国家や資本は個人の自由を守らない。この映画で最も感銘を受け、共感したのは後半、デニス・ホーが中国から検閲を受け、大企業スポンサーを失った後、300件を超える小口スポンサーを集めて公演を成功させ、その後派手な衣装や演出を廃して小さな会場でシンプルに歌う姿である。地味に少人数に訴えるのは効率が悪く合理的ではないかもしれない。敗北とも取られるかもしれない、しかし、彼女が観客に語りかけていたように、「何か一つ行動を起こせば、それが周りに伝わり、次々に広がっていく」そして長いスパンで見れば、人間性は勝利する。
人間が自由を求めるのは普遍的なことであり、中国の中にももちろん自由を希求する人たちがいる。同様に、日本にも様々な抑圧があり、それに抵抗している人たちがいる。

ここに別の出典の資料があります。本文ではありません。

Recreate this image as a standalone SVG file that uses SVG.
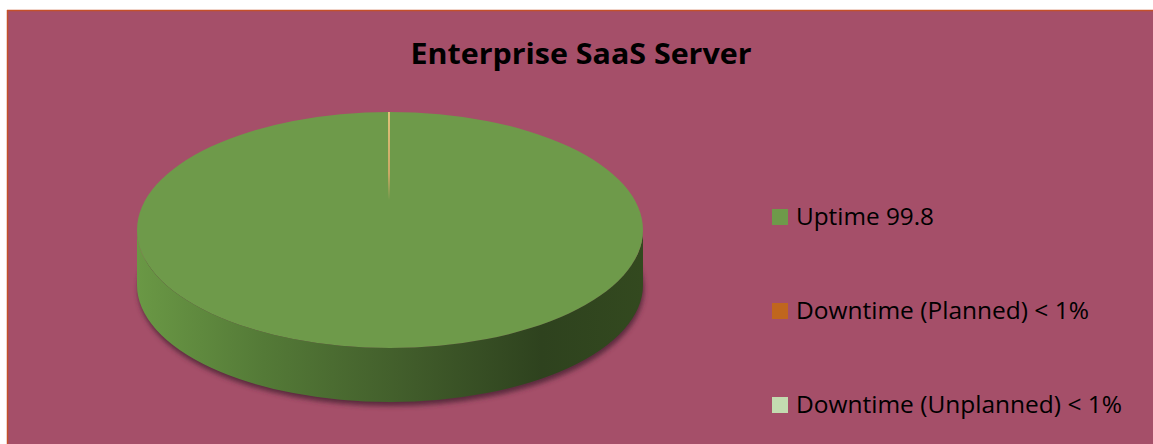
<svg xmlns="http://www.w3.org/2000/svg" width="1153" height="444" viewBox="0 0 1153 444">
  <style>
    .title { font-family: "Open Sans", "Liberation Sans", sans-serif; font-weight: bold; font-size: 29px; fill: #000; }
    .legend { font-family: "Open Sans", "Liberation Sans", sans-serif; font-size: 23px; fill: #000; }
  </style>
  <defs>
    <linearGradient id="sideGrad" x1="137" y1="0" x2="643" y2="0" gradientUnits="userSpaceOnUse">
      <stop offset="0" stop-color="#6A9845"/>
      <stop offset="0.25" stop-color="#547A37"/>
      <stop offset="0.55" stop-color="#405B2A"/>
      <stop offset="0.8" stop-color="#2E421E"/>
      <stop offset="1" stop-color="#33491F"/>
    </linearGradient>
    <filter id="soft" x="-10%" y="-30%" width="120%" height="160%">
      <feGaussianBlur stdDeviation="2.5"/>
    </filter>
    <linearGradient id="sliceGrad" x1="0" y1="112" x2="0" y2="200" gradientUnits="userSpaceOnUse">
      <stop offset="0" stop-color="#E0C27A"/>
      <stop offset="0.7" stop-color="#C9A865"/>
      <stop offset="1" stop-color="#6E9A4A"/>
    </linearGradient>
  </defs>

  <!-- chart area -->
  <g id="background">
    <rect x="7" y="10" width="1146" height="434" fill="#A54F69"/>
    <line x1="7.5" y1="10" x2="7.5" y2="444" stroke="#C4502A" stroke-width="1.5"/>
    <line x1="7" y1="10.5" x2="1153" y2="10.5" stroke="#C4502A" stroke-width="1.5"/>
  </g>

  <g id="title">
    <text class="title" x="581" y="64" text-anchor="middle" textLength="341" lengthAdjust="spacingAndGlyphs">Enterprise SaaS Server</text>
  </g>

  <!-- 3D pie: single dominant slice -->
  <g id="pie">
    <ellipse cx="391" cy="289" rx="253" ry="117" fill="#5A2A3C" filter="url(#soft)"/>
    <path d="M137,230 L137,285 A253,117 0 0 0 643,285 L643,230 A253,118 0 0 1 137,230 Z" fill="url(#sideGrad)"/>
    <ellipse cx="390" cy="230" rx="253" ry="118" fill="#6E9A4A"/>
    <line x1="389" y1="112" x2="389" y2="200" stroke="url(#sliceGrad)" stroke-width="2"/>
  </g>

  <g id="legend">
    <g id="legend-uptime">
      <rect x="772" y="209" width="16" height="16" fill="#6E9A4A"/>
      <text class="legend" x="796" y="225" textLength="138" lengthAdjust="spacingAndGlyphs">Uptime 99.8</text>
    </g>
    <g id="legend-planned">
      <rect x="772" y="303" width="16" height="16" fill="#C0661E"/>
      <text class="legend" x="796" y="319" textLength="293" lengthAdjust="spacingAndGlyphs">Downtime (Planned) &lt; 1%</text>
    </g>
    <g id="legend-unplanned">
      <rect x="772" y="397" width="16" height="16" fill="#C3DBB0"/>
      <text class="legend" x="796" y="413" textLength="326" lengthAdjust="spacingAndGlyphs">Downtime (Unplanned) &lt; 1%</text>
    </g>
  </g>
</svg>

アーティストができることは、そのような一人一人の奥底の自由への希望をかたちにし、共感の波を広げていくことだと思う。

一青窈(歌手)コメント

5年前、観光で遊びに行った香港とはまるで様子の違う生々しい光景に圧倒された。
条例を通す中国政府と撤回せよと行進する20万人の民間人のデモ隊。歌手が活動家となった瞬間を、平和と自由を求める一人の人間の確固たる意思を、映画の中にみた。
混乱の中で立ち上がった彼女はあまりに美しく、実の兄がピアノを伴奏するモントリオールという曲で涙が流れた。彼女の師匠であるアニタ・ムイという素晴らしい歌手の人生も知ることもできて、同じアジア人、歌手として観て、私にもできることがまだまだあるような気がした。真っ直ぐな信念を貫く生き方に勇気と希望をもらいました。
香港の実情を知ってもらうためにもこの素晴らしい作品をたくさんの若者が観て欲しい!